We (tried to) follow the recipe for meat dumplings (shwei jaudz) in Chinese Snacks by Huang Su-Huei. This is a really fun cookbook, but sometimes the directions are a bit unclear. Great for trying to recreate your favorite dim sum dishes though!

These dumplings were fabulous. Truly, truly fabulous – restaurant quality taste, if not looks, in spite of our cabbage-drying mishap. There are so many things to love about dumplings. For instance, they are a great way to stretch out your meat, since you mix it with other ingredients and hence don’t eat a whole lot of it at once. Good for your body, the environment, and your wallet! Although the skins are made with white flour, these are pretty nutritious. Pork is a great source of potassium, and cabbage is basically a superfood. I imagine that you could vegetarian-ize them pretty easily with tofu or a soft cheese subbing for the pork. They can be cooked a variety of ways once you get through the (admittedly arduous) process of assembling them – boiled, steamed, fried, etc. If you’re really ambitious, you can make extras and freeze them for a super easy dinner/lunch/snack. We thought about doing this, but decided we’d just make them all and eat them as leftovers for the next few days.
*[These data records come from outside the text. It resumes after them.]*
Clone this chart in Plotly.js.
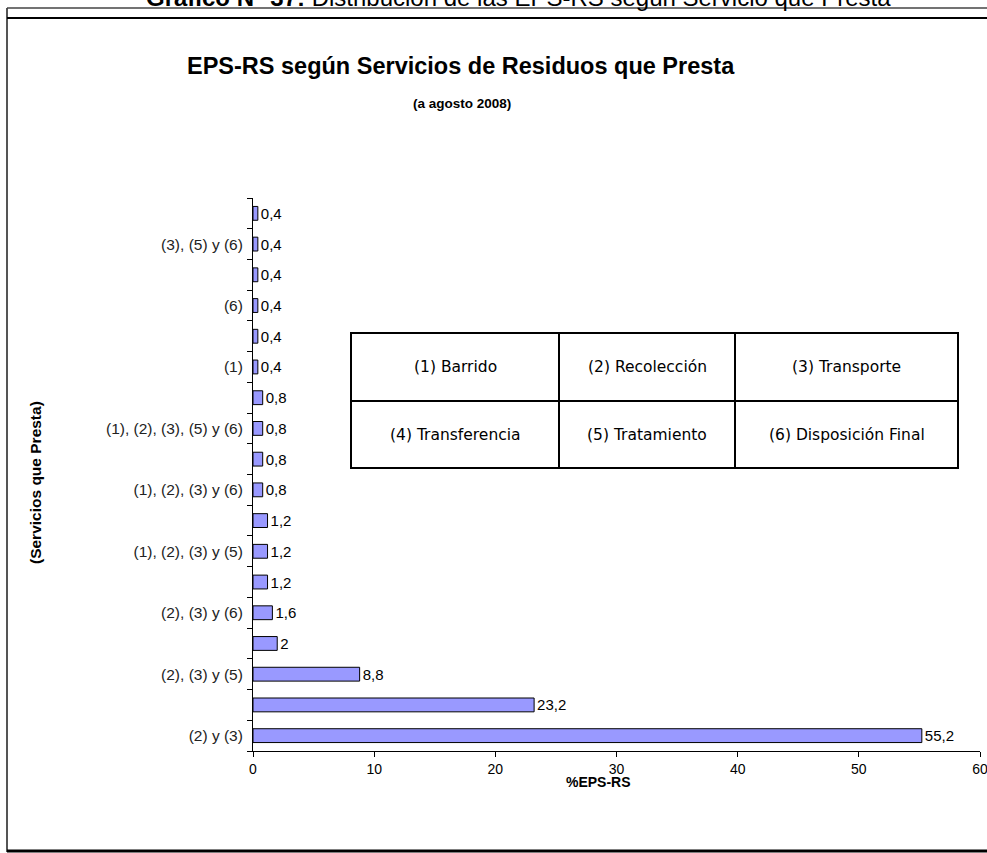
<!DOCTYPE html>
<html>
<head>
<meta charset="utf-8">
<script src="https://cdn.plot.ly/plotly-3.0.1.min.js"></script>
<style>
html,body{margin:0;padding:0;background:#fff;}
#chart{width:987px;height:853px;}
</style>
</head>
<body>
<div id="chart"></div>
<script>
// Categories from bottom to top (hidden labels are not shown on the axis)
var categories = [
  "(2) y (3)",
  "(1), (2) y (3)",
  "(2), (3) y (5)",
  "(2)",
  "(2), (3) y (6)",
  "(1), (2), (3), (5) y (6) *",
  "(1), (2), (3) y (5)",
  "(2), (3), (5) y (6)",
  "(1), (2), (3) y (6)",
  "(1), (2), (3), (4) y (6)",
  "(1), (2), (3), (5) y (6)",
  "(3) y (6)",
  "(1)",
  "(5)",
  "(6)",
  "(3)",
  "(3), (5) y (6)",
  "(1) y (2)"
];
var values = [55.2, 23.2, 8.8, 2, 1.6, 1.2, 1.2, 1.2, 0.8, 0.8, 0.8, 0.8, 0.4, 0.4, 0.4, 0.4, 0.4, 0.4];
var shownLabels = [true, false, true, false, true, false, true, false, true, false, true, false, true, false, true, false, true, false];
var xTicks = [0, 10, 20, 30, 40, 50, 60];
var legendCells = [
  ["(1) Barrido", "(2) Recolección", "(3) Transporte"],
  ["(4) Transferencia", "(5) Tratamiento", "(6) Disposición Final"]
];

var W = 987, H = 853;
var L = 253, R = 980, T = 198, B = 751;
function px(x){ return (x - L) / (R - L); }
function py(y){ return (B - y) / (B - T); }

var labels = values.map(function(v){ return String(v).replace('.', ','); });
var tickText = categories.map(function(c, i){ return shownLabels[i] ? c : ""; });

var trace = {
  type: 'bar',
  orientation: 'h',
  x: values,
  y: categories,
  text: labels,
  textposition: 'outside',
  texttemplate: '%{text}',
  constraintext: 'none',
  textfont: {family: 'Liberation Sans, Arial, sans-serif', size: 15, color: '#000'},
  cliponaxis: false,
  marker: {color: '#9999FF', line: {color: '#000', width: 1}},
  hoverinfo: 'x+y'
};

var shapes = [];
var annotations = [];

// table legend
var tx = [351, 559, 735, 958], ty = [333, 401, 468];
shapes.push({type:'rect', xref:'paper', yref:'paper', x0:px(tx[0]), x1:px(tx[3]), y0:py(ty[0]), y1:py(ty[2]), line:{color:'#000', width:2}, fillcolor:'#fff', layer:'above'});
shapes.push({type:'line', xref:'paper', yref:'paper', x0:px(tx[0]), x1:px(tx[3]), y0:py(ty[1]), y1:py(ty[1]), line:{color:'#000', width:2}});
shapes.push({type:'line', xref:'paper', yref:'paper', x0:px(tx[1]), x1:px(tx[1]), y0:py(ty[0]), y1:py(ty[2]), line:{color:'#000', width:2}});
shapes.push({type:'line', xref:'paper', yref:'paper', x0:px(tx[2]), x1:px(tx[2]), y0:py(ty[0]), y1:py(ty[2]), line:{color:'#000', width:2}});
for (var r = 0; r < 2; r++) {
  for (var c = 0; c < 3; c++) {
    annotations.push({xref:'paper', yref:'paper', x:px((tx[c]+tx[c+1])/2), y:py((ty[r]+ty[r+1])/2),
      text: legendCells[r][c], showarrow:false, xanchor:'center', yanchor:'middle',
      font:{family:'DejaVu Sans, Verdana, sans-serif', size:15.5, color:'#000'}});
  }
}

// outer frame
shapes.push({type:'line', xref:'paper', yref:'paper', x0:px(7), x1:px(7), y0:py(8), y1:py(852), line:{color:'#555', width:2}});
shapes.push({type:'line', xref:'paper', yref:'paper', x0:px(7), x1:px(990), y0:py(8), y1:py(8), line:{color:'#444', width:1.5}});
shapes.push({type:'line', xref:'paper', yref:'paper', x0:px(7), x1:px(990), y0:py(18), y1:py(18), line:{color:'#000', width:2}});
shapes.push({type:'line', xref:'paper', yref:'paper', x0:px(7), x1:px(990), y0:py(851), y1:py(851), line:{color:'#000', width:3}});

// header (cut at top)
annotations.push({xref:'paper', yref:'paper', x:px(518), y:py(13), xanchor:'center', yanchor:'bottom', showarrow:false,
  text:'<b>Gráfico N° 37:</b> Distribución de las EPS-RS según Servicio que Presta',
  font:{family:'Liberation Sans, Arial, sans-serif', size:24, color:'#000'}});

// titles
annotations.push({xref:'paper', yref:'paper', x:px(461), y:py(66), xanchor:'center', yanchor:'middle', showarrow:false,
  text:'<b>EPS-RS según Servicios de Residuos que Presta</b>',
  font:{family:'Liberation Sans, Arial, sans-serif', size:23.5, color:'#000'}});
annotations.push({xref:'paper', yref:'paper', x:px(462), y:py(103), xanchor:'center', yanchor:'middle', showarrow:false,
  text:'<b>(a agosto 2008)</b>',
  font:{family:'Liberation Sans, Arial, sans-serif', size:13.5, color:'#000'}});
annotations.push({xref:'paper', yref:'paper', x:px(598), y:py(782), xanchor:'center', yanchor:'middle', showarrow:false,
  text:'<b>%EPS-RS</b>',
  font:{family:'Liberation Sans, Arial, sans-serif', size:14, color:'#000'}});
annotations.push({xref:'paper', yref:'paper', x:px(35), y:py(483), xanchor:'center', yanchor:'middle', showarrow:false, textangle:-90,
  text:'<b>(Servicios que Presta)</b>',
  font:{family:'Liberation Sans, Arial, sans-serif', size:15.5, color:'#000'}});

var layout = {
  width: W, height: H,
  margin: {l: L, r: W - R, t: T, b: H - B, pad: 0},
  paper_bgcolor: '#fff', plot_bgcolor: '#fff',
  showlegend: false,
  bargap: 0.55,
  separators: ',.',
  font: {family: 'Liberation Sans, Arial, sans-serif', size: 15, color: '#000'},
  xaxis: {
    range: [0, 60], tickvals: xTicks, ticktext: xTicks.map(String),
    showgrid: false, zeroline: false,
    showline: true, linecolor: '#000', linewidth: 1,
    ticks: 'outside', ticklen: 5, tickcolor: '#000',
    ticklabeloverflow: 'allow',
    tickfont: {family: 'Liberation Sans, Arial, sans-serif', size: 14, color: '#000'},
    fixedrange: true
  },
  yaxis: {
    type: 'category',
    tickvals: categories, ticktext: tickText,
    tickson: 'boundaries',
    showgrid: false, zeroline: false,
    showline: true, linecolor: '#000', linewidth: 1,
    ticks: 'outside', ticklen: 5, tickcolor: '#000',
    ticklabelstandoff: 6,
    tickfont: {family: 'Liberation Sans, Arial, sans-serif', size: 15.5, color: '#222'},
    fixedrange: true
  },
  shapes: shapes,
  annotations: annotations
};

Plotly.newPlot('chart', [trace], layout, {displayModeBar: false, staticPlot: true});
</script>
</body>
</html>
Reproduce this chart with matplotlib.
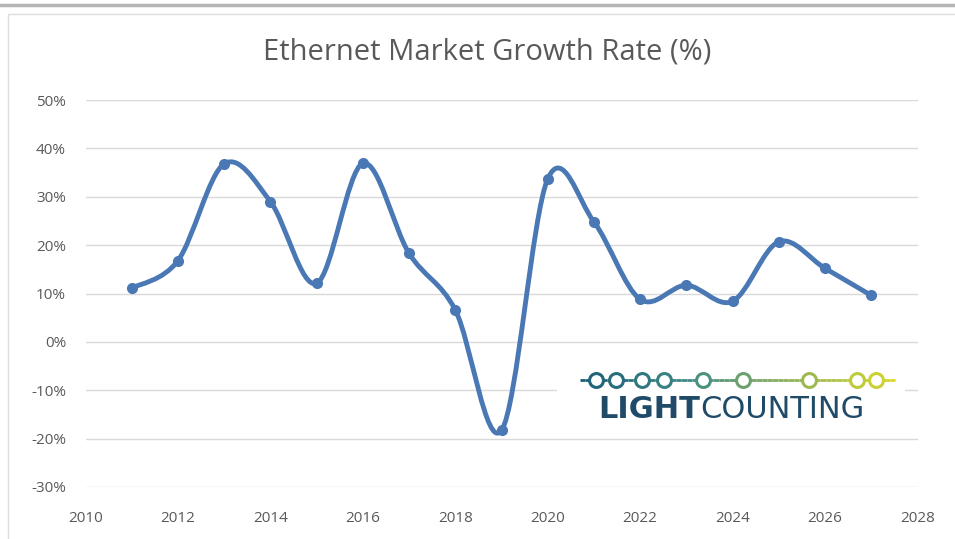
import numpy as np
import matplotlib
matplotlib.use("Agg")
import matplotlib.pyplot as plt
from matplotlib.path import Path
from matplotlib.patches import PathPatch, Rectangle
from matplotlib.collections import LineCollection
from matplotlib.ticker import FuncFormatter
from matplotlib.colors import LinearSegmentedColormap

# ---- data ----
years = [2011, 2012, 2013, 2014, 2015, 2016, 2017, 2018, 2019,
         2020, 2021, 2022, 2023, 2024, 2025, 2026, 2027]
growth = [11.1, 16.8, 36.8, 29.0, 12.1, 36.9, 18.3, 6.6, -18.3,
          33.7, 24.8, 8.8, 11.7, 8.4, 20.7, 15.2, 9.6]
x_ticks = list(range(2010, 2029, 2))
y_ticks = list(range(-30, 51, 10))
title = "Ethernet Market Growth Rate (%)"

W, H = 955, 539
fig = plt.figure(figsize=(W / 100, H / 100), dpi=100)
plt.rcParams['font.family'] = ['Open Sans', 'DejaVu Sans']

def fx(x):
    return x / W

def fy(y):
    return 1 - y / H

# frame
fig.add_artist(plt.Line2D([0, 1], [fy(5), fy(5)], transform=fig.transFigure,
                          color='#b5b5b5', lw=2.5))
fig.add_artist(Rectangle((fx(8), fy(560)), 1.2, fy(14) - fy(560), transform=fig.transFigure,
                         fill=False, edgecolor='#dcdcdc', lw=1.0))

ax = fig.add_axes([fx(85.5), fy(487), fx(917.5) - fx(85.5), fy(100) - fy(487)])
ax.set_xlim(2010, 2028)
ax.set_ylim(-30, 50)
for s in ax.spines.values():
    s.set_visible(False)
ax.set_yticks(y_ticks)
ax.set_xticks(x_ticks)
ax.yaxis.set_major_formatter(FuncFormatter(lambda v, p: f"{int(v)}%"))
ax.grid(axis='y', color='#d9d9d9', lw=1.0)
ax.set_axisbelow(True)
ax.tick_params(axis='both', length=0, labelsize=11, colors='#595959')
ax.tick_params(axis='y', pad=14)
ax.tick_params(axis='x', pad=17)

# Excel-style smoothed line (Catmull-Rom Bezier)
xs = np.array(years, dtype=float)
ys = np.array(growth, dtype=float)
P = np.column_stack([xs, ys])
n = len(P)
verts = [tuple(P[0])]
codes = [Path.MOVETO]
for i in range(n - 1):
    p0 = P[i - 1] if i > 0 else P[i]
    p1 = P[i]
    p2 = P[i + 1]
    p3 = P[i + 2] if i + 2 < n else P[i + 1]
    c1 = p1 + (p2 - p0) / 6.0
    c2 = p2 - (p3 - p1) / 6.0
    verts += [tuple(c1), tuple(c2), tuple(p2)]
    codes += [Path.CURVE4] * 3
line_color = '#4a78b4'
ax.add_patch(PathPatch(Path(verts, codes), fill=False, edgecolor=line_color, lw=3.5,
                       capstyle='round', joinstyle='round', zorder=3))
ax.plot(years, growth, linestyle='none', marker='o', markersize=7, color=line_color, zorder=4)

fig.text(fx(487), fy(52), title, ha='center', va='center', fontsize=21, color='#595959')

# logo (white box hides gridlines behind it)
fig.add_artist(Rectangle((fx(557), fy(434)), fx(905) - fx(557), fy(362) - fy(434),
                         transform=fig.transFigure, facecolor='white', edgecolor='none'))
cmap = LinearSegmentedColormap.from_list('lc', ['#1d5d78', '#3f8a86', '#8fb35a', '#d8d82a'])
lx = np.linspace(580, 895, 60)
segs = [[(fx(lx[i]), fy(380)), (fx(lx[i + 1]), fy(380))] for i in range(len(lx) - 1)]
cols = [cmap(i / (len(segs) - 1)) for i in range(len(segs))]
fig.add_artist(LineCollection(segs, colors=cols, lw=2.0, transform=fig.transFigure))
circ_x = [596, 616, 642, 664, 703, 743, 809, 857, 876]
for cx in circ_x:
    t = (cx - 580) / 315
    fig.add_artist(plt.Line2D([fx(cx)], [fy(380)], transform=fig.transFigure, marker='o',
                              markersize=10, markerfacecolor='white',
                              markeredgecolor=cmap(t), markeredgewidth=2.2))
fig.text(fx(700), fy(410), "LIGHT", ha='right', va='center', fontsize=22,
         fontweight='bold', color='#1f4a68', family=['DejaVu Sans'])
fig.text(fx(700), fy(410), "COUNTING", ha='left', va='center', fontsize=22,
         color='#1f4a68', family=['DejaVu Sans'])

fig.savefig('out.png', dpi=100, facecolor='white')
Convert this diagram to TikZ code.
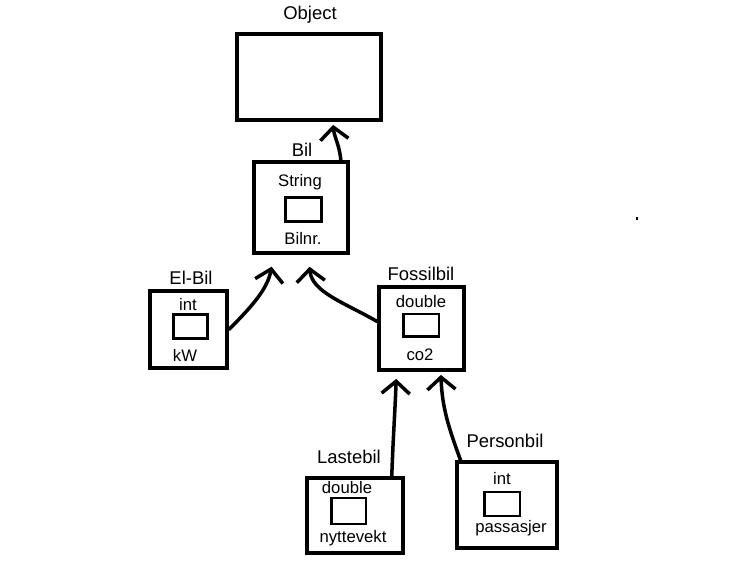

The fried rice was also a hit. We used to throw out leftover rice, but then Mark Bittman informed me that this was stupid since fried rice is delicious, easy, and fridge-cleaning, since you can throw whatever you have on hand into it. I heart you and your cookbooks, Mr. Bittman!

So all in all, this was a major success. Have you had any great kitchen successes lately? Or any experiments gone horribly awry?